There seems to be little question that Kim Jong-il does have a double, or maybe a few of them, to cover for him on all those trips he makes to farms and factories, army bases and art exhibits. How else could one man, an ailing one at that, really have gone on more than 120 such excursions reported so far this year? Kim Jong-il started going on all those trip when he resurfaced several months after his stroke. The real question everyone was asking initially was whether North Korean photo editors had doctored the photographs, showing earlier pictures of Kim Jong-il, or whether he had a double sitting in for him. The best guess is that some photographs were doctored and in others showed a look-alike. And in some cases, the doctored photographs may have been photographs of the look-alike.

Shigemura believes careful study of the photographs alone leaves no doubt of his thesis, and the fact that dictators everywhere seem to like to have doubles for protection against assassination adds weight to this view. “These dictators always need look-alikes for security reasons,” says Choi Jin Wook, senior North Korean specialist at the Korean Institute of National Unification. In any case, he observes, “Kim Jong-il has been doing on-the-spot guidance too often for his health.” Kim Tae Woo at the Korean Institute for Defense Analyses takes a measured view. “There have been such rumors,” he says. “We don’t know whether this is real or fake.” As an obvious precedent, he goes along with the example of the late Saddam Hussein, who often sent a double for appearances around Baghdad.

No doubt there were auditions for the role of Kim Jong-il, possibly at the sprawling film studios in Pyongyang where the Dear Leader once personally directed and produced propaganda epics.
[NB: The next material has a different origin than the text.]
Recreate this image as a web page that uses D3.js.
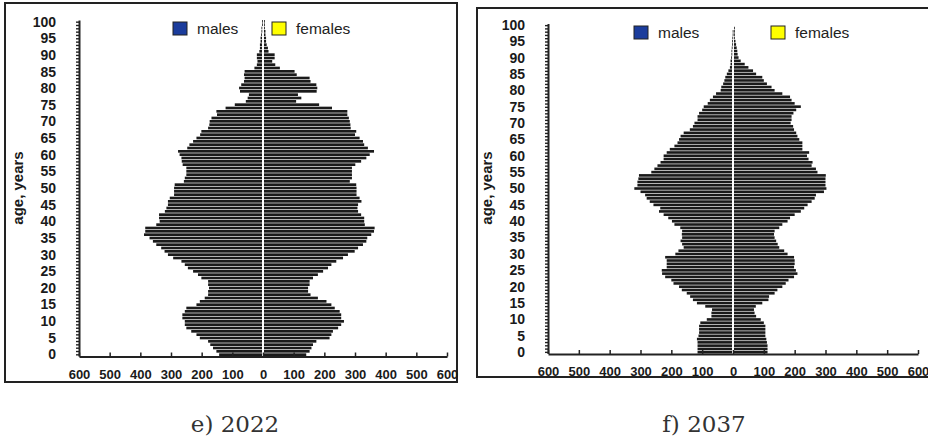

A whole cast of actors may have had to be trained to play the role considering the changes in his appearance. “One of the refugees said she has heard of many look-alikes,” says Kim Bum-soo, editor of a political weekly here. “He must have. Why not?”  When Kim Jong-il showed up live on video at the Supreme People’s Assembly, he was no longer the pudgy fellow that he was before his stroke eight months earlier. An actor would have had to rehearse diligently, as if for the starring role in a great international theater, to portray him as he slowly recovered to the point at which he could meet and greet first Bill Clinton and then Wen Jiabao.

After going to Pyongyang for the inter-Korean summit of June 2000, Kim Dae-jung discouraged satires on Kim Jong-il for fear of upsetting his Sunshine policy of reconciliation with the North. From time to time, however, South Koreans still delight in appearing on TV satirizing the curly-haired little guy. In North Korea, of course, the role of the Dear Leader is no laughing matter. Could it be that an actor is not only playing the part but usurping the power -- extemporaneously mouthing orders? And do all those at or near the center of power in Pyongyang necessarily know who’s really who? It’s time to end the game of guessing who’s Kim Jong-il and who’s not.  Will the real deal, that is the Dear Leader himself, please stand up and be counted – not two or three or four times but once and for all?